Keegan treats Confederate strategy as purely defensive. But despite Davis's claim that the Southerners sought "no conquest, no aggrandizement," it seems clear that the Confederacy envisioned an empire stretching north to the Mason-Dixon Line and the Ohio River, and west to the Colorado. This empire would have contained all 15 slave states, including those that had not seceded, and two existing U.S. territories, New Mexico and the Indian Territory south of Kansas. In keeping with this grand vision, the Confederacy admitted Missouri and Kentucky to statehood, despite the lack of a secessionist majority in either state; initiated treaties with the Indian tribes; and dispatched an expedition to conquer the New Mexico Territory. In January 1862, the Confederate Congress organized a separate Arizona Territory.
There is evidence that the Confederacy envisioned an even more expansive empire. In his famous "Cornerstone" speech at Savannah on March 21, 1861, Alexander Stephens, newly installed as the Confederate vice president, claimed that "we are now the nucleus of a growing power, which, if we are true to ourselves, our own destiny, and our high mission, will become the controlling power on the continent." Stephens made it clear he expected the Confederacy to grow by the accession of more states from the old Union (seven had by then seceded), including not only the other slave states but also "the great States of the North-West." These free states could be accommodated, he said, when "they are ready to assimilate with us in principle."
These points go a long way toward explaining Confederate campaigns in Maryland, Kentucky, and Pennsylvania. But one will not find any discussion of them in The American Civil War.
The volume is not without its strengths. One is Keegan's ability to place the war and its concomitant developments within the broader context of trans-Atlantic military and political history. He shows that many American practices, e.g., fiscal policies to finance the war and the practice of "volunteering" for military service reflected an approach to war similar to that of the British. He also compares the operational aspects of the war to those of earlier and contemporary European wars. One of his conclusions seems remarkable for someone writing from the other side of the Atlantic:
By 1865, [both the Union and Confederate armies]...had grown into the largest and most efficient armies in the world.... Though dismissed by European military grandees as amateur and unprofessional, each, but particularly the United States Army, outmatched the French, the Prussian, and the Russians in up-to-date experience, and, but for the interposing Atlantic, would have threatened any of them with defeat.
It must be said that Keegan's understanding of military geography, the factor he has called the "Rosetta Stone of all great battles," is profound. Unfortunately, he doesn't apply his insights often enough to the conflict he is examining here.
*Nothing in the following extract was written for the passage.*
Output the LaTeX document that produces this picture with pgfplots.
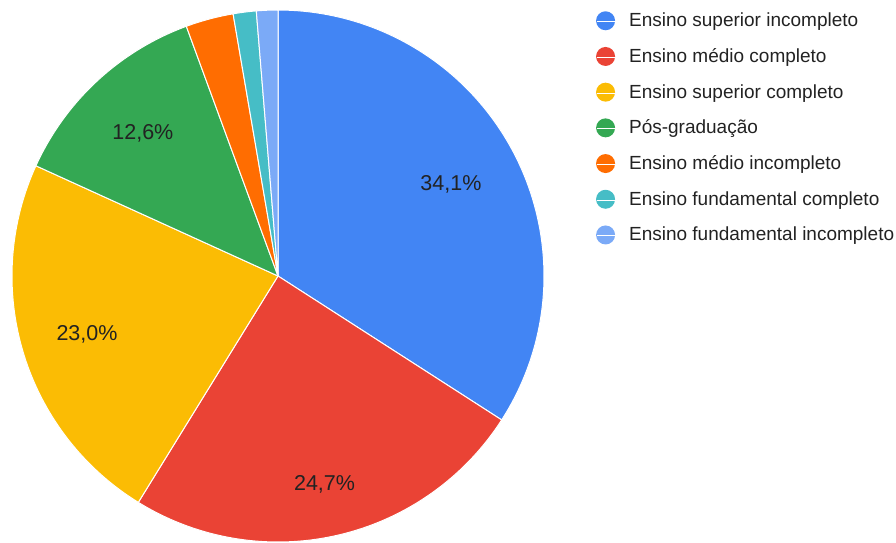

For instance, although the reader will come away with a much better understanding of the geographical imperatives of the 18th-century struggle between the British and French in North America, he will not necessarily grasp the way in which geography made the West—the "heartland" between the Appalachian mountains and the Mississippi River—the key to Union victory. Thus, Keegan doesn't stress the importance of the Tennessee River as the gateway to the heartland that ultimately ensured Union victory in the war. He mentions the Tennessee in passing, suggesting that Ulysses S. Grant stumbled onto a strategy for the heartland by seizing Fort Henry on the Tennessee and Fort Donelson on the Cumberland River.
Keegan fails to observe it was Major General Henry Halleck, the overall Union commander in the West until elevated to the command of all Union forces in July 1862, who early on recognized that the Tennessee River constituted the "main line of operation" against the Confederates. By moving up this waterway ("down" on a map), Union forces were able to penetrate deep into Confederate territory, outflanking Rebel forces on the Mississippi River and in Kentucky and eventually seizing—after the bloody battle of Shiloh—the major rail junction at Corinth, Mississippi. After the capture of Corinth, Union forces were able to move east toward Chattanooga (which allowed the Union to penetrate the Appalachian barrier and open the way to Atlanta), to move west to Memphis, and southwest toward Vicksburg.
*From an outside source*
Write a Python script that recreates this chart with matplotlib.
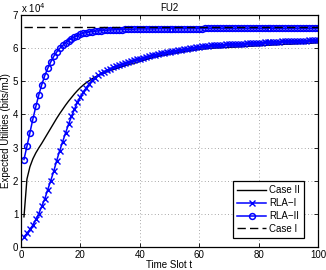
import matplotlib
matplotlib.use("Agg")
import matplotlib.pyplot as plt
import numpy as np

plt.rcParams["font.family"] = ["Liberation Sans", "DejaVu Sans"]

# time slots and expected utilities (units of 1e4 bits/mJ)
t = np.arange(1, 101)

case2 = [0.91, 2.05, 2.42, 2.66, 2.84, 2.99, 3.13, 3.28, 3.43, 3.58,
         3.73, 3.88, 4.02, 4.15, 4.28, 4.40, 4.51, 4.62, 4.72, 4.81,
         4.89, 4.96, 5.02, 5.08, 5.13, 5.18, 5.22, 5.26, 5.29, 5.32,
         5.35, 5.38, 5.41, 5.44, 5.47, 5.49, 5.52, 5.54, 5.57, 5.60,
         5.63, 5.65, 5.68, 5.70, 5.73, 5.75, 5.77, 5.78, 5.80, 5.82,
         5.83, 5.85, 5.86, 5.88, 5.89, 5.91, 5.92, 5.93, 5.95, 5.96,
         5.97, 5.98, 5.99, 6.00, 6.00, 6.01, 6.01, 6.02, 6.02, 6.02,
         6.03, 6.03, 6.04, 6.04, 6.05, 6.05, 6.06, 6.06, 6.07, 6.07,
         6.08, 6.08, 6.09, 6.09, 6.10, 6.10, 6.11, 6.11, 6.12, 6.12,
         6.12, 6.13, 6.13, 6.14, 6.14, 6.14, 6.15, 6.15, 6.16, 6.16]

rla1 = [0.31, 0.41, 0.53, 0.66, 0.83, 1.01, 1.23, 1.45, 1.73, 2.00,
        2.28, 2.60, 2.90, 3.17, 3.44, 3.70, 3.94, 4.16, 4.36, 4.53,
        4.68, 4.81, 4.93, 5.03, 5.11, 5.18, 5.24, 5.29, 5.34, 5.38,
        5.42, 5.45, 5.48, 5.51, 5.54, 5.57, 5.60, 5.63, 5.66, 5.68,
        5.71, 5.73, 5.76, 5.78, 5.80, 5.83, 5.85, 5.86, 5.88, 5.89,
        5.91, 5.92, 5.94, 5.95, 5.97, 5.98, 6.00, 6.01, 6.03, 6.04,
        6.05, 6.06, 6.07, 6.08, 6.08, 6.09, 6.10, 6.10, 6.11, 6.12,
        6.12, 6.13, 6.13, 6.14, 6.14, 6.15, 6.15, 6.16, 6.16, 6.17,
        6.17, 6.18, 6.18, 6.19, 6.19, 6.20, 6.20, 6.21, 6.21, 6.21,
        6.22, 6.22, 6.22, 6.23, 6.23, 6.23, 6.24, 6.24, 6.24, 6.25]

rla2 = [2.64, 3.04, 3.45, 3.86, 4.24, 4.59, 4.90, 5.17, 5.39, 5.58,
        5.75, 5.88, 5.99, 6.08, 6.16, 6.23, 6.29, 6.34, 6.38, 6.42,
        6.45, 6.47, 6.49, 6.50, 6.51, 6.52, 6.53, 6.54, 6.54, 6.55,
        6.55, 6.56, 6.56, 6.56, 6.57, 6.57, 6.57, 6.57, 6.58, 6.58,
        6.58, 6.58, 6.58, 6.58, 6.58, 6.59, 6.59, 6.59, 6.59, 6.59,
        6.59, 6.59, 6.59, 6.59, 6.59, 6.59, 6.59, 6.59, 6.59, 6.59,
        6.59, 6.60, 6.60, 6.60, 6.60, 6.60, 6.60, 6.60, 6.60, 6.60,
        6.60, 6.60, 6.60, 6.60, 6.60, 6.60, 6.60, 6.60, 6.60, 6.60,
        6.60, 6.60, 6.60, 6.60, 6.60, 6.60, 6.60, 6.60, 6.60, 6.60,
        6.60, 6.60, 6.60, 6.60, 6.60, 6.60, 6.60, 6.60, 6.60, 6.60]

case1 = 6.63

fig = plt.figure(figsize=(3.26, 2.70), dpi=100)
ax = fig.add_axes([21 / 326, 23 / 270, 297 / 326, 232 / 270])

ax.plot(t, case2, color="black", linewidth=1.0, label="Case II")
ax.plot(t, rla1, color="blue", linewidth=1.1, marker="x", markersize=3.8,
        markeredgewidth=1.0, label="RLA\u2212I")
ax.plot(t, rla2, color="blue", linewidth=1.1, marker="o", markersize=4.2,
        markerfacecolor="none", markeredgewidth=1.1, label="RLA\u2212II")
ax.plot([t[0], t[-1]], [case1, case1], color="black", linewidth=1.0,
        linestyle=(0, (6, 3)), label="Case I")

ax.set_xlim(0, 100)
ax.set_ylim(0, 7)
ax.set_xticks(np.arange(0, 101, 20))
ax.set_yticks(np.arange(0, 8, 1))
ax.tick_params(direction="in", length=3, width=0.6, labelsize=7, pad=2,
               top=True, right=True)
ax.grid(True, linestyle=(0, (1, 3)), color="0.55", linewidth=0.6)
for spine in ax.spines.values():
    spine.set_linewidth(0.9)

ax.set_title("FU2", fontsize=7, pad=3)
ax.set_xlabel("Time Slot t", fontsize=7, labelpad=0)
ax.set_ylabel("Expected Utilities (bits/mJ)", fontsize=7, labelpad=1)
fig.text(21 / 326, 1 - 8 / 270, "x 10$^4$", fontsize=7, va="center", ha="left")

leg = ax.legend(loc="lower right", bbox_to_anchor=(0.952, 0.04), fontsize=7,
                fancybox=False, framealpha=1, edgecolor="black",
                handlelength=3.0, borderpad=0.4, labelspacing=0.3,
                handletextpad=0.3, borderaxespad=0)
leg.get_frame().set_linewidth(0.9)

fig.savefig("out.png", dpi=100)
The second set of problems, those of an editorial nature, cannot, of course, be blamed entirely on the author. The book is often repetitive, a problem that might have been cured by decent editing. But like many publishers these days, Knopf must have concluded that it would cost less to publish a longer book with many redundancies than to hire a good editor who might have put The American Civil War into better shape. There are far too many errors, large and small, for a book by a military historian of Keegan's stature. The volume is also out of balance, as Keegan frequently devotes as much or more space to minor clashes as he does to major battles.
I am a great admirer of John Keegan, a distinguished historian and exceptional writer who has educated at least two generations of readers on the realities of war. Unfortunately, his sterling qualities are not often on display in The American Civil War.